Struggle or Starve: Working-Class Unity in Belfast’s 1932 Outdoor Relief Riots
by Seán Mitchell. Published by Haymarket Books.
Does intense class conflict with bosses, cops and government necessarily lead workers to draw radical conclusions asks Barney Cassidy? To put the question another way, does struggle mean that the working class becomes conscious of what is in its own best interests?
In 1922 striking miners defending their jobs in the South African town of Witwatersand fought gun battles in the streets killing about 70 troops. The political conclusion those white workers drew from their experiences was that they needed a Nationalist-Labour Pact with the Afrikaaner Nationalist Party. This was despite the involvement of the newly founded Communist Party of South Africa in the struggle. Even intense and bloody class conflict is no guarantee that the working class will necessarily act in its own best interests.
That’s a lesson it’s worth holding in mind when reflecting on politics in the north of Ireland.
Seán Mitchell, a member of the Socialist Workers Party and People Before Profit in Belfast, has written an important new book on a largely forgotten period in the city’s working class history, the 1932 Outdoor Relief Movement. It’s the story of how a small group of Belfast communists, with a former IRA man as their public figurehead, led a mass movement of unemployed Protestant and Catholic workers against the proto-fascist Stormont government for the right to have enough money to survive on.
The two states that were created in Ireland after it was partitioned by British imperialism in 1921 both had low wage economies, high levels of unemployment and deep poverty. Even in the 1940s it was not uncommon for children in Belfast to have no shoes. In the north the form of welfare that was available would have been familiar to Engels from Manchester in the 1840s. Outdoor relief was provided by a Board of Guardians, men with a Calvinist outlook towards the undeserving poor. The depression caused by the Wall Street Crash pushed unemployment in the north to around 40 percent and thousands had no access to any form of benefits. By 1932, 11 percent of Belfast children were dying before their first birthday. The crisis was so severe that even the relatively privileged Protestant population was experiencing real hardship, administered by a government which existed to guarantee their superior status.
The Belfast left essentially consisted of the Northern Ireland Labour Party (NILP), an organisation which got around 8 percent of the vote in the 1930s and the Revolutionary Workers Groups, a precursor to the Communist Party.
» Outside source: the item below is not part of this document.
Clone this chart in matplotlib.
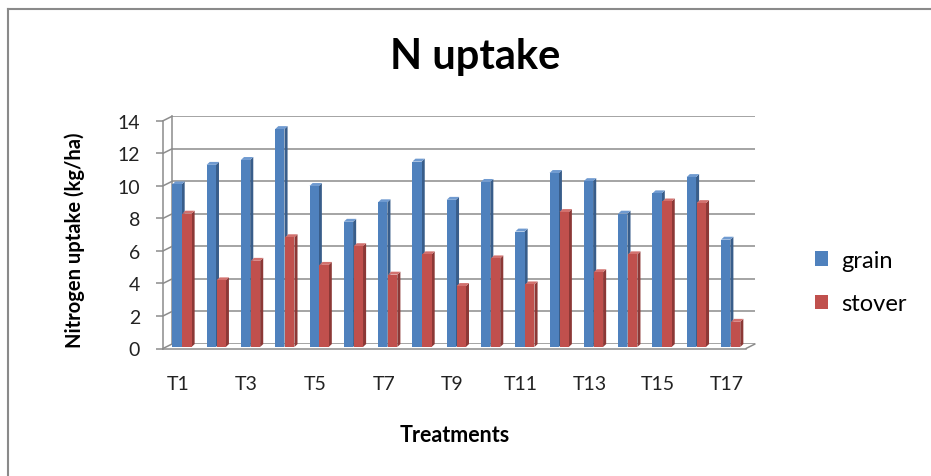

Mitchell notes that it tried to apply whatever line the Stalinist bureaucracy in Moscow was advocating, which at this point was that NILP and other social democratic parties were “social-fascist”. Nevertheless, it was part of that revolutionary process that began with the Russian revolution and Struggle Or Starve is a superb account of how, when circumstances are right, even tiny revolutionary groups can find themselves providing strategic leadership to a mass movement, one which in this case had an insurrectionary potential.
With Tommy Geehan, an IRA man who’d joined the RWG as their main orator in a time of large outdoor meetings, the small group of Belfast Marxists organised demonstrations, occupations and established themselves briefly as the hegemonic force in the city’s working class. To the extent that they events described are still remembered, it’s because it was the high water mark of Protestant and Catholics engaging together in class struggle, including in joint riots against the police which had been ordered to clear the movement off the streets.
For a section of the Irish left the events Mitchell describes are more than history. They are the template of what the class struggle in the north of Ireland should be like the whole year round – a united six county working class putting sectarian divisions behind it and supporting a socialist party which recaptures that spirit. That’s the sentiment which permeates the book’s conclusion. However, the northern state will be a century old in a few years. Nothing like that level of common struggle has been achieved since. The current set up is a sectarian division of money and patronage and it’s likely to stay that way. As if to prove the point, in 1935 loyalist pogroms drove thousands of Catholic out of their homes.
Seán Mitchell’s book is a valuable contribution to the history of the Irish working class. It’s also well worth reading for activists who want a detailed investigation of how socialist organisations can provide real leadership in moments of extreme crisis, and for readers with a particular interest in the north of Ireland it poses profound questions on the relationships between socialism, loyalism and British imperialism.